Prompt - Leave out the pictures and copy the remaining records exactly.

Record extracts -
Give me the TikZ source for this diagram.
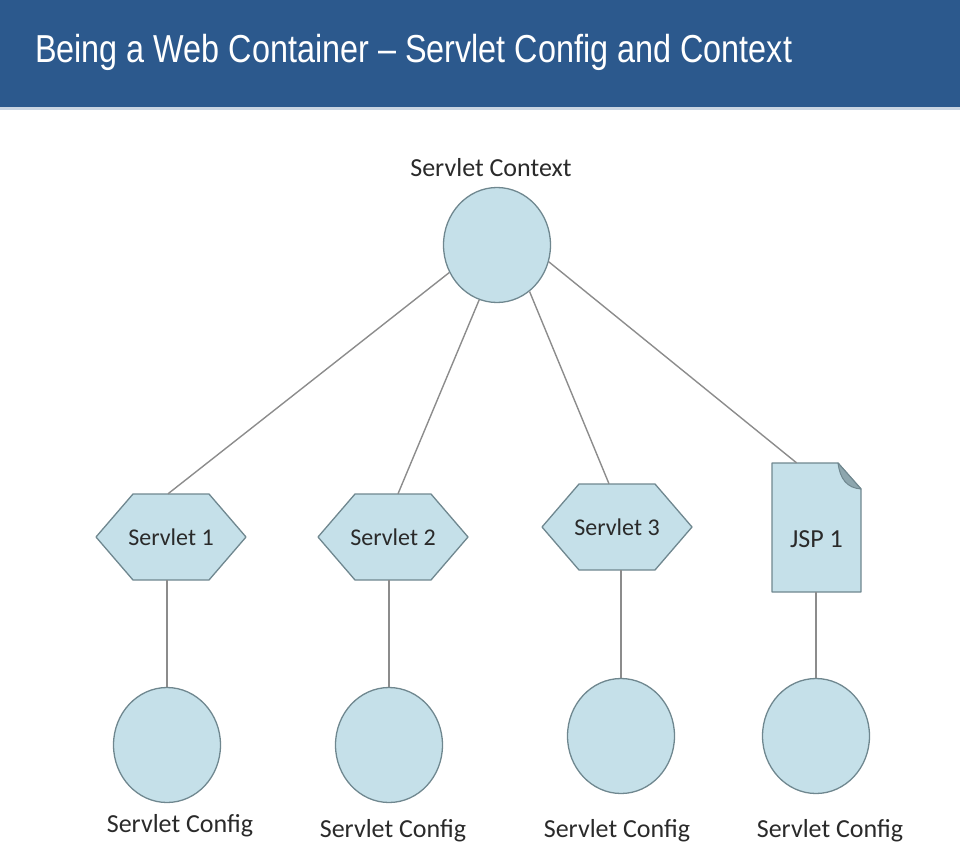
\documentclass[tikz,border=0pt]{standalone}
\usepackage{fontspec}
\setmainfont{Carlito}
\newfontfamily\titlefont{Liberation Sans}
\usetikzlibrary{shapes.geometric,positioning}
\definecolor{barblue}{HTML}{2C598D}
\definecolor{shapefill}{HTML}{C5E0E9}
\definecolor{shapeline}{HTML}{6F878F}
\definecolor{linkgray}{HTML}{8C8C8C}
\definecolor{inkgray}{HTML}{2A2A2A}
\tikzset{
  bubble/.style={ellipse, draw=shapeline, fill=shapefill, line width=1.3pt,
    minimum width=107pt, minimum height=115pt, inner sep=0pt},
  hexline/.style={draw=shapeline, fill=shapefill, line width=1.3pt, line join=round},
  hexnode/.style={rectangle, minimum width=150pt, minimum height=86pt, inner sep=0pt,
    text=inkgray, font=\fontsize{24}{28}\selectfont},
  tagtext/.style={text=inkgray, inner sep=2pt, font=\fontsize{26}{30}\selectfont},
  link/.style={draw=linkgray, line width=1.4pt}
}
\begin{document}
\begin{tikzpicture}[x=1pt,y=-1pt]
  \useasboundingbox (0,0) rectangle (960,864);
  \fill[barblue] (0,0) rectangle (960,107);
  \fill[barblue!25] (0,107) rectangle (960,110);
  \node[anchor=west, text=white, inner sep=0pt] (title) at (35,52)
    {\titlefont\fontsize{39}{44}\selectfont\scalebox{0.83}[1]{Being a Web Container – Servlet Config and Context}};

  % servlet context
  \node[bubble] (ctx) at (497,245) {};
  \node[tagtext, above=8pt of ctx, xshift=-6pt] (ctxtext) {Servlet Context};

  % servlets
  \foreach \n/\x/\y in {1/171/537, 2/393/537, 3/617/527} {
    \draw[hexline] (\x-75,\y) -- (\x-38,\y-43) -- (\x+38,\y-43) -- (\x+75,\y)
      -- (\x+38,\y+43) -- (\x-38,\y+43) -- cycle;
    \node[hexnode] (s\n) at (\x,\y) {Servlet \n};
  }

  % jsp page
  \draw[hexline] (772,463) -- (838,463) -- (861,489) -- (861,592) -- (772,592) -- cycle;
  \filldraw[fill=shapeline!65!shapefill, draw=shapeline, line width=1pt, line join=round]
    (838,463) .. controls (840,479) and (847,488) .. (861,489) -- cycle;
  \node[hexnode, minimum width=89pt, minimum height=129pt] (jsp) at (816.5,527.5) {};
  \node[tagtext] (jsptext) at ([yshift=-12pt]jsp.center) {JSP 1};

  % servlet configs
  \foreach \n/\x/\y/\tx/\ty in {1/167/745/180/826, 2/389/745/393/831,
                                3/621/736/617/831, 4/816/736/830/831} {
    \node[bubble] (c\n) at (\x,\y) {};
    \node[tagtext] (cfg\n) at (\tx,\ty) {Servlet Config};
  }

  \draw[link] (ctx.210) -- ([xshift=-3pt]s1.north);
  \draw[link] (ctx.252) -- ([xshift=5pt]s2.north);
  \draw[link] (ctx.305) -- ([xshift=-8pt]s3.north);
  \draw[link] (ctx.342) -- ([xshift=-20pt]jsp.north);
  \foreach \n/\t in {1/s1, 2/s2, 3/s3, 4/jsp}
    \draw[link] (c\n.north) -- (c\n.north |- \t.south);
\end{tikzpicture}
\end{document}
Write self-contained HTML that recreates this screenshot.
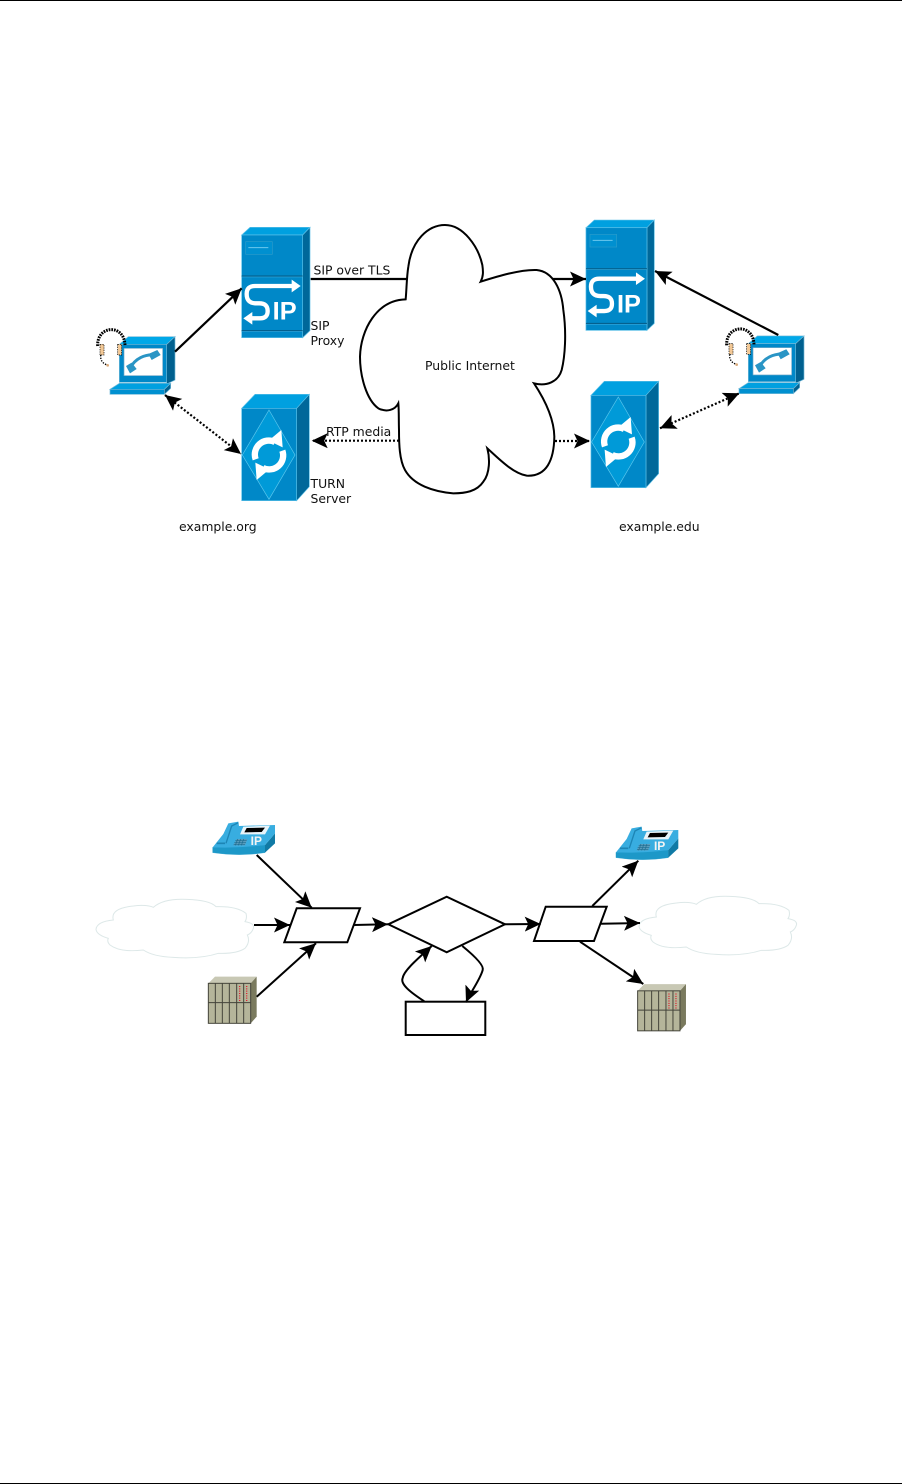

Solution for this task -
Give me the TikZ source for this diagram.
\documentclass[tikz,border=0pt]{standalone}
\usepackage{fontspec}
\setmainfont{Carlito}
\newfontfamily\titlefont{Liberation Sans}
\usetikzlibrary{shapes.geometric,positioning}
\definecolor{barblue}{HTML}{2C598D}
\definecolor{shapefill}{HTML}{C5E0E9}
\definecolor{shapeline}{HTML}{6F878F}
\definecolor{linkgray}{HTML}{8C8C8C}
\definecolor{inkgray}{HTML}{2A2A2A}
\tikzset{
  bubble/.style={ellipse, draw=shapeline, fill=shapefill, line width=1.3pt,
    minimum width=107pt, minimum height=115pt, inner sep=0pt},
  hexline/.style={draw=shapeline, fill=shapefill, line width=1.3pt, line join=round},
  hexnode/.style={rectangle, minimum width=150pt, minimum height=86pt, inner sep=0pt,
    text=inkgray, font=\fontsize{24}{28}\selectfont},
  tagtext/.style={text=inkgray, inner sep=2pt, font=\fontsize{26}{30}\selectfont},
  link/.style={draw=linkgray, line width=1.4pt}
}
\begin{document}
\begin{tikzpicture}[x=1pt,y=-1pt]
  \useasboundingbox (0,0) rectangle (960,864);
  \fill[barblue] (0,0) rectangle (960,107);
  \fill[barblue!25] (0,107) rectangle (960,110);
  \node[anchor=west, text=white, inner sep=0pt] (title) at (35,52)
    {\titlefont\fontsize{39}{44}\selectfont\scalebox{0.83}[1]{Being a Web Container – Servlet Config and Context}};

  % servlet context
  \node[bubble] (ctx) at (497,245) {};
  \node[tagtext, above=8pt of ctx, xshift=-6pt] (ctxtext) {Servlet Context};

  % servlets
  \foreach \n/\x/\y in {1/171/537, 2/393/537, 3/617/527} {
    \draw[hexline] (\x-75,\y) -- (\x-38,\y-43) -- (\x+38,\y-43) -- (\x+75,\y)
      -- (\x+38,\y+43) -- (\x-38,\y+43) -- cycle;
    \node[hexnode] (s\n) at (\x,\y) {Servlet \n};
  }

  % jsp page
  \draw[hexline] (772,463) -- (838,463) -- (861,489) -- (861,592) -- (772,592) -- cycle;
  \filldraw[fill=shapeline!65!shapefill, draw=shapeline, line width=1pt, line join=round]
    (838,463) .. controls (840,479) and (847,488) .. (861,489) -- cycle;
  \node[hexnode, minimum width=89pt, minimum height=129pt] (jsp) at (816.5,527.5) {};
  \node[tagtext] (jsptext) at ([yshift=-12pt]jsp.center) {JSP 1};

  % servlet configs
  \foreach \n/\x/\y/\tx/\ty in {1/167/745/180/826, 2/389/745/393/831,
                                3/621/736/617/831, 4/816/736/830/831} {
    \node[bubble] (c\n) at (\x,\y) {};
    \node[tagtext] (cfg\n) at (\tx,\ty) {Servlet Config};
  }

  \draw[link] (ctx.210) -- ([xshift=-3pt]s1.north);
  \draw[link] (ctx.252) -- ([xshift=5pt]s2.north);
  \draw[link] (ctx.305) -- ([xshift=-8pt]s3.north);
  \draw[link] (ctx.342) -- ([xshift=-20pt]jsp.north);
  \foreach \n/\t in {1/s1, 2/s2, 3/s3, 4/jsp}
    \draw[link] (c\n.north) -- (c\n.north |- \t.south);
\end{tikzpicture}
\end{document}
Write self-contained HTML that recreates this screenshot.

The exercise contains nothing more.